# google adsense question



## longhorngal (Aug 4, 2005)

I've been reading about google adsense and I have a question. I sell goat milk soaps, etc. If they approve my site-what type of ads would they put on there? Ads pointing to other soap selling sites or maybe something related like Mother Earth magazine or something like that? I've been searching around some this morning but not getting a clear idea of what the ads would be.


----------



## redwall (Mar 10, 2007)

you used to be able to say no to certain types of ads. just look at your options in perference.


----------



## longhorngal (Aug 4, 2005)

Thanks, I did find some more information about the ads. Not sure if I will try to do it right now.
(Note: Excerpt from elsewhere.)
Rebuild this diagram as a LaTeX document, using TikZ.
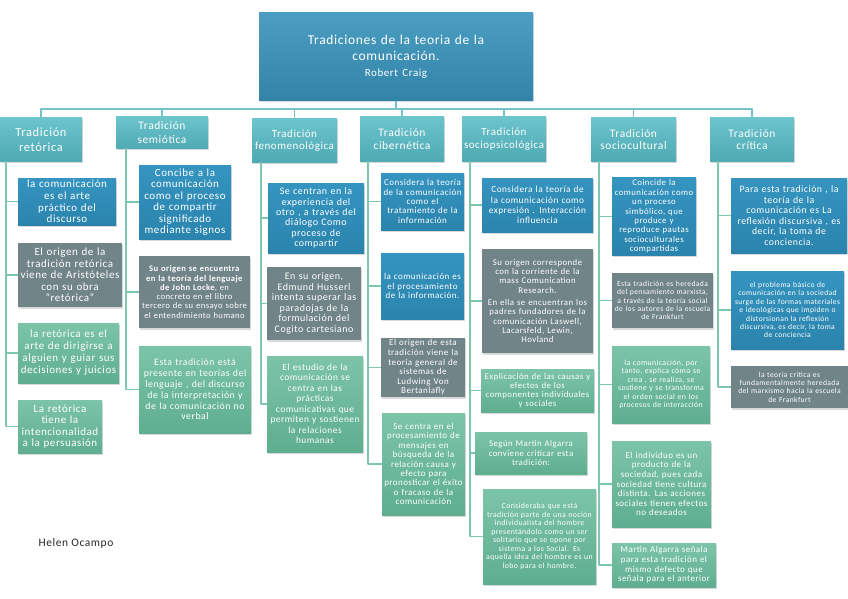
\documentclass[tikz,border=0pt]{standalone}
\usepackage{fontspec}
\setmainfont{Carlito}[LetterSpace=5]
\usetikzlibrary{shadows}
\definecolor{raizA}{HTML}{4B9DC2}
\definecolor{raizB}{HTML}{3183A8}
\definecolor{tradA}{HTML}{6CC4CC}
\definecolor{tradB}{HTML}{4FAAB4}
\definecolor{azulA}{HTML}{3594C0}
\definecolor{azulB}{HTML}{2A84AD}
\definecolor{grisC}{HTML}{718487}
\definecolor{verdeA}{HTML}{7CC4A8}
\definecolor{verdeB}{HTML}{5FAE90}
\definecolor{busC}{HTML}{72C4CA}
\definecolor{ramaC}{HTML}{7CC7AE}
\newcommand{\tam}[2]{\fontsize{#1}{#2}\selectfont}
\begin{document}
\begin{tikzpicture}[x=1pt, y=-1pt, line join=round,
	caja/.style={rectangle, text=white, align=center, inner sep=2pt, drop shadow={opacity=.3, shadow xshift=1pt, shadow yshift=-1.5pt}},
	raiz/.style={caja, top color=raizA, bottom color=raizB},
	trad/.style={caja, top color=tradA, bottom color=tradB},
	azul/.style={caja, top color=azulA, bottom color=azulB},
	gris/.style={caja, fill=grisC},
	verde/.style={caja, top color=verdeA, bottom color=verdeB},
	bus/.style={draw=busC, line width=1.6pt},
	rama/.style={draw=ramaC, line width=1.4pt}]
	\useasboundingbox (0,0) rectangle (848,599);
	% Titulo
	\node[raiz, minimum width=274, text width=268pt, minimum height=88, font=\tam{13.5}{15.3}] (raiz) at (396,57) {Tradiciones de la teoria de la\\ comunicación.\\[1pt] {\tam{11}{13}Robert Craig}};
	% Tradiciones
	\node[trad, minimum width=82, text width=78pt, minimum height=43, font=\tam{12.5}{15}] (ret) at (41,139.5) {Tradición\\ retórica};
	\node[trad, minimum width=92, text width=88pt, minimum height=31, font=\tam{11.5}{13.3}] (sem) at (162,132.5) {Tradición\\ semiótica};
	\node[trad, minimum width=85, text width=81pt, minimum height=43, font=\tam{11}{12}] (fen) at (294.5,140.5) {Tradición\\ fenomenológica};
	\node[trad, minimum width=84, text width=80pt, minimum height=44, font=\tam{11.5}{12.7}] (cib) at (402,139) {Tradición\\ cibernética};
	\node[trad, minimum width=84, text width=80pt, minimum height=44, font=\tam{11}{12.3}] (soc) at (504,139) {Tradición\\ sociopsicológica};
	\node[trad, minimum width=85, text width=81pt, minimum height=43, font=\tam{11.5}{12.7}] (scu) at (633.5,139.5) {Tradición\\ sociocultural};
	\node[trad, minimum width=84, text width=80pt, minimum height=43, font=\tam{11.5}{12.7}] (cri) at (752,139.5) {Tradición\\ crítica};
	\coordinate (eje) at (396,109);
	\draw[bus] (raiz.south) -- (eje);
	\foreach \t in {ret,sem,fen,cib,soc,scu,cri}
		\draw[bus] (eje) -| (\t.north);
	% Retorica
	\node[azul, minimum width=98, text width=94pt, minimum height=47, font=\tam{11}{11.7}] (ret1) at (67,201.5) {la comunicación\\ es el arte\\ práctico del\\ discurso};
	\node[gris, minimum width=104, text width=100pt, minimum height=64, font=\tam{11}{11.5}] (ret2) at (70,275) {El origen de la\\ tradición retórica\\ viene de Aristóteles\\ con su obra\\ \symbol{34}retórica\symbol{34}};
	\node[verde, minimum width=101, text width=97pt, minimum height=60, font=\tam{11}{12}] (ret3) at (68.5,353) {la retórica es el\\ arte de dirigirse a\\ alguien y guiar sus\\ decisiones y juicios};
	\node[verde, minimum width=84, text width=80pt, minimum height=53, font=\tam{11}{11.3}] (ret4) at (60,426.5) {La retórica\\ tiene la\\ intencionalidad\\ a la persuasión};
	% Semiotica
	\node[azul, minimum width=92, text width=88pt, minimum height=74, font=\tam{11}{11.5}] (sem1) at (185,202) {Concibe a la\\ comunicación\\ como el proceso\\ de compartir\\ significado\\ mediante signos};
	\node[gris, minimum width=111, text width=107pt, minimum height=72, font=\tam{8.6}{9.3}] (sem2) at (194.5,292) {\textbf{Su origen se encuentra}\\ \textbf{en la teoría del lenguaje}\\ \textbf{de John Locke}, en\\ concreto en el libro\\ tercero de su ensayo sobre\\ el entendimiento humano};
	\node[verde, minimum width=112, text width=108pt, minimum height=87, font=\tam{9.8}{10.8}] (sem3) at (195,389.5) {Esta tradición está\\ presente en teorías del\\ lenguaje , del discurso\\ de la interpretación y\\ de la comunicación no\\ verbal};
	% Fenomenologica
	\node[azul, minimum width=96, text width=92pt, minimum height=70, font=\tam{10}{10.3}] (fen1) at (316,218) {Se centran en la\\ experiencia del\\ otro , a través del\\ diálogo Como\\ proceso de\\ compartir};
	\node[gris, minimum width=94, text width=90pt, minimum height=73, font=\tam{10}{10.5}] (fen2) at (314,303.5) {En su origen,\\ Edmund Husserl\\ intenta superar las\\ paradojas de la\\ formulación del\\ Cogito cartesiano};
	\node[verde, minimum width=96, text width=92pt, minimum height=96, font=\tam{9.4}{10.5}] (fen3) at (315,404) {El estudio de la\\ comunicación se\\ centra en las\\ prácticas\\ comunicativas que\\ permiten y sostienen\\ la relaciones\\ humanas};
	% Cibernetica
	\node[azul, minimum width=83, text width=79pt, minimum height=57, font=\tam{9}{9.4}] (cib1) at (422.5,201.5) {Considera la teoría\\ de la comunicación\\ como el\\ tratamiento de la\\ información};
	\node[azul, minimum width=83, text width=79pt, minimum height=66, font=\tam{9}{9.2}] (cib2) at (422.5,286) {la comunicación es\\ el procesamiento\\ de la información.};
	\node[gris, minimum width=84, text width=80pt, minimum height=59, font=\tam{9}{9.6}] (cib3) at (423,367.5) {El origen de esta\\ tradición viene la\\ teoría general de\\ sistemas de\\ Ludwing Von\\ Bertanlafly};
	\node[verde, minimum width=83, text width=79pt, minimum height=102, font=\tam{9}{9.4}] (cib4) at (423.5,464) {Se centra en el\\ procesamiento de\\ mensajes en\\ búsqueda de la\\ relación causa y\\ efecto para\\ pronosticar el éxito\\ o fracaso de la\\ comunicación};
	% Sociopsicologica
	\node[azul, minimum width=111, text width=107pt, minimum height=54, font=\tam{9.3}{10.2}] (soc1) at (537.5,205) {Considera la teoría de\\ la comunicación como\\ expresión . Interacción\\ influencia};
	\node[gris, minimum width=111, text width=107pt, minimum height=104, font=\tam{8.8}{9.3}] (soc2) at (537.5,301) {Su origen corresponde\\ con la corriente de la\\ mass Comunication\\ Research.\\[3pt] En ella se encuentran los\\ padres fundadores de la\\ comunicación Laswell,\\ Lacarsfeld, Lewin,\\ Hovland};
	\node[verde, minimum width=113, text width=109pt, minimum height=43, font=\tam{8.8}{9.2}] (soc3) at (537.5,390.5) {Explicación de las causas y\\ efectos de los\\ componentes individuales\\ y sociales};
	\node[verde, minimum width=112, text width=108pt, minimum height=42, font=\tam{8.8}{9.3}] (soc4) at (531,453) {Según Martin Algarra\\ conviene criticar esta\\ tradición:};
	\node[verde, minimum width=113, text width=109pt, minimum height=95, font=\tam{7.8}{8.5}] (soc5) at (539.5,536.5) {Consideraba que está\\ tradición parte de una noción\\ individualista del hombre\\ presentándolo como un ser\\ solitario que se opone por\\ sistema a los Social. Es\\ aquella idea del hombre es un\\ lobo para el hombre.};
	% Sociocultural
	\node[azul, minimum width=84, text width=80pt, minimum height=77, font=\tam{8.8}{9.4}] (scu1) at (654,216.5) {Coincide la\\ comunicación como\\ un proceso\\ simbólico, que\\ produce y\\ reproduce pautas\\ socioculturales\\ compartidas};
	\node[gris, minimum width=101, text width=97pt, minimum height=55, font=\tam{7.6}{8.2}] (scu2) at (662.5,300.5) {Esta tradición es heredada\\ del pensamiento marxista,\\ a través de la teoría social\\ de los autores de la escuela\\ de Frankfurt};
	\node[verde, minimum width=98, text width=94pt, minimum height=77, font=\tam{7.8}{8.5}] (scu3) at (661,384.5) {la comunicación, por\\ tanto, explica cómo se\\ crea , se realiza, se\\ sostiene y se transforma\\ el orden social en los\\ procesos de interacción};
	\node[verde, minimum width=99, text width=95pt, minimum height=86, font=\tam{9}{9.6}] (scu4) at (661.5,484) {El individuo es un\\ producto de la\\ sociedad, pues cada\\ sociedad tiene cultura\\ distinta. Las acciones\\ sociales tienen efectos\\ no deseados};
	\node[verde, minimum width=104, text width=100pt, minimum height=44, font=\tam{9}{9.7}] (scu5) at (664,565) {Martin Algarra señala\\ para esta tradición el\\ mismo defecto que\\ señala para el anterior};
	% Critica
	\node[azul, minimum width=116, text width=112pt, minimum height=75, font=\tam{9.8}{10.5}] (cri1) at (789,215.5) {Para esta tradición , la\\ teoría de la\\ comunicación es La\\ reflexión discursiva , es\\ decir, la toma de\\ conciencia.};
	\node[azul, minimum width=113, text width=109pt, minimum height=78, font=\tam{7.6}{8.4}] (cri2) at (787.5,310) {el problema básico de\\ comunicación en la sociedad\\ surge de las formas materiales\\ e ideológicas que impiden o\\ distorsionan la reflexión\\ discursiva, es decir, la toma\\ de conciencia};
	\node[gris, minimum width=117, text width=113pt, minimum height=42, font=\tam{7.6}{8.3}] (cri3) at (789.5,387) {la teoría crítica es\\ fundamentalmente heredada\\ del marxismo hacia la escuela\\ de Frankfurt};
	% Ramas
	\foreach \t/\n/\d in {ret/4/6, sem/3/10, fen/3/9, cib/4/8, soc/5/8, scu/5/8, cri/3/8}
		\foreach \c in {1,...,\n}
			\draw[rama] ([xshift=\d pt]\t.south west) |- (\t\c.west);
	\node[text=black!85, font=\tam{11.5}{13}] (autora) at (76,543) {Helen Ocampo};
\end{tikzpicture}
\end{document}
I have a Weebly site and I see where weebly will take 50% of what you get from Google-


----------



## 45n5 (Jun 9, 2008)

google shows the most relevant ad to the visitor, it might be goat soap or it could be underwear (no kidding) just whatever they think you are most likely to engage with

they track users across sites and if I look up underwear all day there is a good chance that underwear ads will show for me on your site, or it could be any topic imaginable

also, why would you put ads on your site where you are trying to sell something? that seems like a way for a competitor to take your visitors away from you or you sending them away

if you are not making enough money learn more about "converting" your traffic to buyers, learn to split test using "google website optimizer" and more, that google tool is free and worth it's weight in gold

good luck


----------



## 45n5 (Jun 9, 2008)

ps, i couldn't tell how I would order soap if i wanted to on your site, at least not with a quick browsing and for sure I needed to scroll or click around, i would put a big button at the top "buy goat soap" and then have an online checkout process 

my 2cents,


----------